* _DATASET CONTENT_
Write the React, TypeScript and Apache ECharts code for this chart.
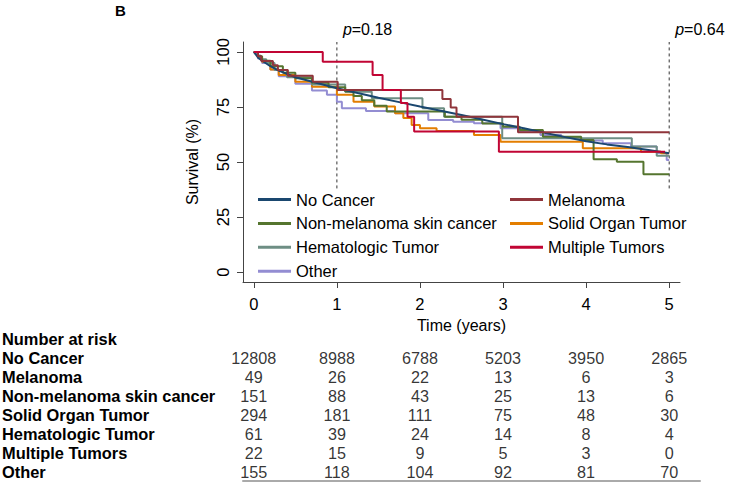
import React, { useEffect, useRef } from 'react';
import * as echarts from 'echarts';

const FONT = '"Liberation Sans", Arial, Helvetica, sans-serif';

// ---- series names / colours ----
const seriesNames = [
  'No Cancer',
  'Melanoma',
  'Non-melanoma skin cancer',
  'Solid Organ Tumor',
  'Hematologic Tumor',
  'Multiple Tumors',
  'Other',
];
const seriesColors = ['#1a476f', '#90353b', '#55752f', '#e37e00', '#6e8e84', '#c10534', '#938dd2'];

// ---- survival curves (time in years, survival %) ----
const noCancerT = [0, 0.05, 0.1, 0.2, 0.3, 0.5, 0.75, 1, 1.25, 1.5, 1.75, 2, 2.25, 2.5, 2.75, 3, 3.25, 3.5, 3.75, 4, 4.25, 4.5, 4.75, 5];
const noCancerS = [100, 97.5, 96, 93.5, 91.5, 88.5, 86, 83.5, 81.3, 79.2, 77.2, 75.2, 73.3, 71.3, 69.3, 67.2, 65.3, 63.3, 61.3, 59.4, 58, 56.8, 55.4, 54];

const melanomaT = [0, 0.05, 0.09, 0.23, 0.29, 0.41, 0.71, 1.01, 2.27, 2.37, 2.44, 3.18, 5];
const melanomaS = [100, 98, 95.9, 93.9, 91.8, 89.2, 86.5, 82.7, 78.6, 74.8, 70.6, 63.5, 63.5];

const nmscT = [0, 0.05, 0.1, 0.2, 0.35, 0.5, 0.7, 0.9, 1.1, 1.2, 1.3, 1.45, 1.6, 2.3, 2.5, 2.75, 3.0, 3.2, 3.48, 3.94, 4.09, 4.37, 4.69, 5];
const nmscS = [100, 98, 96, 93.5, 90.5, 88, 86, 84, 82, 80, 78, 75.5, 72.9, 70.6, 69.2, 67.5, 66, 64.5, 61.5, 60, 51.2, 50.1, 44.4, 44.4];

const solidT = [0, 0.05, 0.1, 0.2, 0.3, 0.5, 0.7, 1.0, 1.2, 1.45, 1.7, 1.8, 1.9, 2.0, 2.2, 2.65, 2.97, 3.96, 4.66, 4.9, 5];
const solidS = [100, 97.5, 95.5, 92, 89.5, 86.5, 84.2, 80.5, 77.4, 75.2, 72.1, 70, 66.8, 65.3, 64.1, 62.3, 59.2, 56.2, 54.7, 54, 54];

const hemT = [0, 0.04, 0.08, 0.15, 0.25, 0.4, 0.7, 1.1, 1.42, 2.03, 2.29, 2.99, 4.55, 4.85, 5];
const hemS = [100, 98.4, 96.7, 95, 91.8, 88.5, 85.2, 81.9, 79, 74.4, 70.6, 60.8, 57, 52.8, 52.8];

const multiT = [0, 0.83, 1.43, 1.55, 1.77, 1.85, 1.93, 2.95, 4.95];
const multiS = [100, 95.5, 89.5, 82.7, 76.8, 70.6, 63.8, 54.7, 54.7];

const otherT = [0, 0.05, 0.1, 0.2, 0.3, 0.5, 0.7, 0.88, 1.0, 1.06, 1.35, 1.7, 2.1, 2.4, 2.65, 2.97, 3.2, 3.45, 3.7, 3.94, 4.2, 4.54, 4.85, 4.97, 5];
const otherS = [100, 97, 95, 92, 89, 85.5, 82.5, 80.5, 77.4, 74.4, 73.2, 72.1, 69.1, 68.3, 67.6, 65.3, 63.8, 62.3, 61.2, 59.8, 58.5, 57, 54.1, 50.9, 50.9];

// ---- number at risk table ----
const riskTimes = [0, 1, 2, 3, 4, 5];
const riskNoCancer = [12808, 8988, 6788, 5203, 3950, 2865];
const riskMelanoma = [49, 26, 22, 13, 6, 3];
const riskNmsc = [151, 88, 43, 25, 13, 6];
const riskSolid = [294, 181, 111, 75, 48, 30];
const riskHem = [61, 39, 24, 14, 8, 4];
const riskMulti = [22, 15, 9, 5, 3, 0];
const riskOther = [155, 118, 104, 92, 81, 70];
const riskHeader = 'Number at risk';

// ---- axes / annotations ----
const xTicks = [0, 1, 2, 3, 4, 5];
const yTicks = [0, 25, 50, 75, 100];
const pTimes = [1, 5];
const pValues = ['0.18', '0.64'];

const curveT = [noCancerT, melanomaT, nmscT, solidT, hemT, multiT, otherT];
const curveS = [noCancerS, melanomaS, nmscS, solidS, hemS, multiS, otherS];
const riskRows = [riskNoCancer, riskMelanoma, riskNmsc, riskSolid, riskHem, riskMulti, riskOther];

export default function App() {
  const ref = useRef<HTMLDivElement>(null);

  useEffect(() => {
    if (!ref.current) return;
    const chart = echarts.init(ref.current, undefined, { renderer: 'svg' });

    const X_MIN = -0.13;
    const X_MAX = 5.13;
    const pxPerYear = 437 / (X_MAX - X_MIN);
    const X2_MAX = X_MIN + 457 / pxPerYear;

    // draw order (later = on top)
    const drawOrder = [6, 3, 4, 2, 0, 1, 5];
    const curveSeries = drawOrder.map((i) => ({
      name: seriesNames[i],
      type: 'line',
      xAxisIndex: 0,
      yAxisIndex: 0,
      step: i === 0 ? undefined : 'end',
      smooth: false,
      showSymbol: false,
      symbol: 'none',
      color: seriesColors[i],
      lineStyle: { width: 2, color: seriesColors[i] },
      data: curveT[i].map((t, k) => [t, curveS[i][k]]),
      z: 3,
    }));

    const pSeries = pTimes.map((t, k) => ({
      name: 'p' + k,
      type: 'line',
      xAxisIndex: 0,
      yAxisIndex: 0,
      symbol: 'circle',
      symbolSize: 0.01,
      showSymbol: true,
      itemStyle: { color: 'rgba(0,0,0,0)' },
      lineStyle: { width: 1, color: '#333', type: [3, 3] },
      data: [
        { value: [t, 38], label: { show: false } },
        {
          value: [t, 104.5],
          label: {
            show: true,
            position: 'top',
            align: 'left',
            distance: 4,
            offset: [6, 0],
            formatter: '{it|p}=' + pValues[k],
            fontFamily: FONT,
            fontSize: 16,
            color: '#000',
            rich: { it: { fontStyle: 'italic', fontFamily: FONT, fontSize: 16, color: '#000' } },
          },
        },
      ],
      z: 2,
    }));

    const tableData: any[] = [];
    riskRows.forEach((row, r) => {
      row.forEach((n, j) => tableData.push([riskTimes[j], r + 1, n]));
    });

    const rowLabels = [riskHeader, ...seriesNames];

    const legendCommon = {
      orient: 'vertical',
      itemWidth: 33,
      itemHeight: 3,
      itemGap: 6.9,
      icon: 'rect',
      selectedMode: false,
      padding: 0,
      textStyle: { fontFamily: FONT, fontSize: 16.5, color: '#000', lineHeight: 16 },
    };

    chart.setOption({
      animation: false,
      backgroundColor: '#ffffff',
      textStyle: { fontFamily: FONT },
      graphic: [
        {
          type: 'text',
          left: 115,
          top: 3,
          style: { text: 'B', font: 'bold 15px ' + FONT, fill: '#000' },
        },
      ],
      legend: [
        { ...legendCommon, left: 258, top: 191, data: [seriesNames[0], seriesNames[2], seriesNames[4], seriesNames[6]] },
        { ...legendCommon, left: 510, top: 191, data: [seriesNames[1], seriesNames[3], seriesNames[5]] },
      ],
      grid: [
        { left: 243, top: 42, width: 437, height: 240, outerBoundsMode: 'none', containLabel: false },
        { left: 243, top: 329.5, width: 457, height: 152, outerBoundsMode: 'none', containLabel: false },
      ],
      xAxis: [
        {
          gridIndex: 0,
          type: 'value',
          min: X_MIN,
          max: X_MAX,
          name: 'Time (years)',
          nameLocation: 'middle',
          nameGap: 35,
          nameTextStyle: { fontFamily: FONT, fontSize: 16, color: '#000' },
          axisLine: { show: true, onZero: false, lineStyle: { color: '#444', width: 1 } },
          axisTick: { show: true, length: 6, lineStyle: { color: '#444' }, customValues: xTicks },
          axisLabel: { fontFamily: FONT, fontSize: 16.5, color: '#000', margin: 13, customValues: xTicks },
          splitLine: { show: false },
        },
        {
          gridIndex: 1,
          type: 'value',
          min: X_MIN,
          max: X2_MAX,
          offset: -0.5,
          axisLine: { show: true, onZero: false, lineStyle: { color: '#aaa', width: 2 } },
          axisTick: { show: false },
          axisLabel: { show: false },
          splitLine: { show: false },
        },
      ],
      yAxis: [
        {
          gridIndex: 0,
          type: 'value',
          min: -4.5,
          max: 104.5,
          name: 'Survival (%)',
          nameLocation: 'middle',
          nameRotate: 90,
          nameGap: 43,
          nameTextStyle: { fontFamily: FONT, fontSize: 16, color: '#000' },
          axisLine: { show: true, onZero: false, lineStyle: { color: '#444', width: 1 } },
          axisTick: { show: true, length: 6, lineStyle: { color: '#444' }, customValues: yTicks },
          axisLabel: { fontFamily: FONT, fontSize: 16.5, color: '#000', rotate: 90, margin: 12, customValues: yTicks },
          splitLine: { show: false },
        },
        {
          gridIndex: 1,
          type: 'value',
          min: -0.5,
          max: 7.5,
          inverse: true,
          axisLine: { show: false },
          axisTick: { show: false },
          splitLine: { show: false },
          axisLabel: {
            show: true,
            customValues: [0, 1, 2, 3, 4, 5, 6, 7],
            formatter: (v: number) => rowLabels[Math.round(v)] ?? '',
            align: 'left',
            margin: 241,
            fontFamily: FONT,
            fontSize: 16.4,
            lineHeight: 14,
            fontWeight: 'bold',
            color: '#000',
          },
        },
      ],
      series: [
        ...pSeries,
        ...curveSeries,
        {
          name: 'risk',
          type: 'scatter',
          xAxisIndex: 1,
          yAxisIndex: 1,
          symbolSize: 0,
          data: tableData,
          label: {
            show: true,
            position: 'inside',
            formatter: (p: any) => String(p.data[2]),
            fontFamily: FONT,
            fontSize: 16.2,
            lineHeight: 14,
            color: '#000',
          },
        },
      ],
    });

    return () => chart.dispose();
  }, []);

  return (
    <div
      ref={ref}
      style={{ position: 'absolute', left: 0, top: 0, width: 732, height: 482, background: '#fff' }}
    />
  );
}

* _DO THIS_
Copy exactly the lines running from the beginning of the listing through the line that has "63.8, 54.7, 54.7];". Drop the pictures.

* _RESPONSE FOR THIS EXERCISE_
Write the React, TypeScript and Apache ECharts code for this chart.
import React, { useEffect, useRef } from 'react';
import * as echarts from 'echarts';

const FONT = '"Liberation Sans", Arial, Helvetica, sans-serif';

// ---- series names / colours ----
const seriesNames = [
  'No Cancer',
  'Melanoma',
  'Non-melanoma skin cancer',
  'Solid Organ Tumor',
  'Hematologic Tumor',
  'Multiple Tumors',
  'Other',
];
const seriesColors = ['#1a476f', '#90353b', '#55752f', '#e37e00', '#6e8e84', '#c10534', '#938dd2'];

// ---- survival curves (time in years, survival %) ----
const noCancerT = [0, 0.05, 0.1, 0.2, 0.3, 0.5, 0.75, 1, 1.25, 1.5, 1.75, 2, 2.25, 2.5, 2.75, 3, 3.25, 3.5, 3.75, 4, 4.25, 4.5, 4.75, 5];
const noCancerS = [100, 97.5, 96, 93.5, 91.5, 88.5, 86, 83.5, 81.3, 79.2, 77.2, 75.2, 73.3, 71.3, 69.3, 67.2, 65.3, 63.3, 61.3, 59.4, 58, 56.8, 55.4, 54];

const melanomaT = [0, 0.05, 0.09, 0.23, 0.29, 0.41, 0.71, 1.01, 2.27, 2.37, 2.44, 3.18, 5];
const melanomaS = [100, 98, 95.9, 93.9, 91.8, 89.2, 86.5, 82.7, 78.6, 74.8, 70.6, 63.5, 63.5];

const nmscT = [0, 0.05, 0.1, 0.2, 0.35, 0.5, 0.7, 0.9, 1.1, 1.2, 1.3, 1.45, 1.6, 2.3, 2.5, 2.75, 3.0, 3.2, 3.48, 3.94, 4.09, 4.37, 4.69, 5];
const nmscS = [100, 98, 96, 93.5, 90.5, 88, 86, 84, 82, 80, 78, 75.5, 72.9, 70.6, 69.2, 67.5, 66, 64.5, 61.5, 60, 51.2, 50.1, 44.4, 44.4];

const solidT = [0, 0.05, 0.1, 0.2, 0.3, 0.5, 0.7, 1.0, 1.2, 1.45, 1.7, 1.8, 1.9, 2.0, 2.2, 2.65, 2.97, 3.96, 4.66, 4.9, 5];
const solidS = [100, 97.5, 95.5, 92, 89.5, 86.5, 84.2, 80.5, 77.4, 75.2, 72.1, 70, 66.8, 65.3, 64.1, 62.3, 59.2, 56.2, 54.7, 54, 54];

const hemT = [0, 0.04, 0.08, 0.15, 0.25, 0.4, 0.7, 1.1, 1.42, 2.03, 2.29, 2.99, 4.55, 4.85, 5];
const hemS = [100, 98.4, 96.7, 95, 91.8, 88.5, 85.2, 81.9, 79, 74.4, 70.6, 60.8, 57, 52.8, 52.8];

const multiT = [0, 0.83, 1.43, 1.55, 1.77, 1.85, 1.93, 2.95, 4.95];
const multiS = [100, 95.5, 89.5, 82.7, 76.8, 70.6, 63.8, 54.7, 54.7];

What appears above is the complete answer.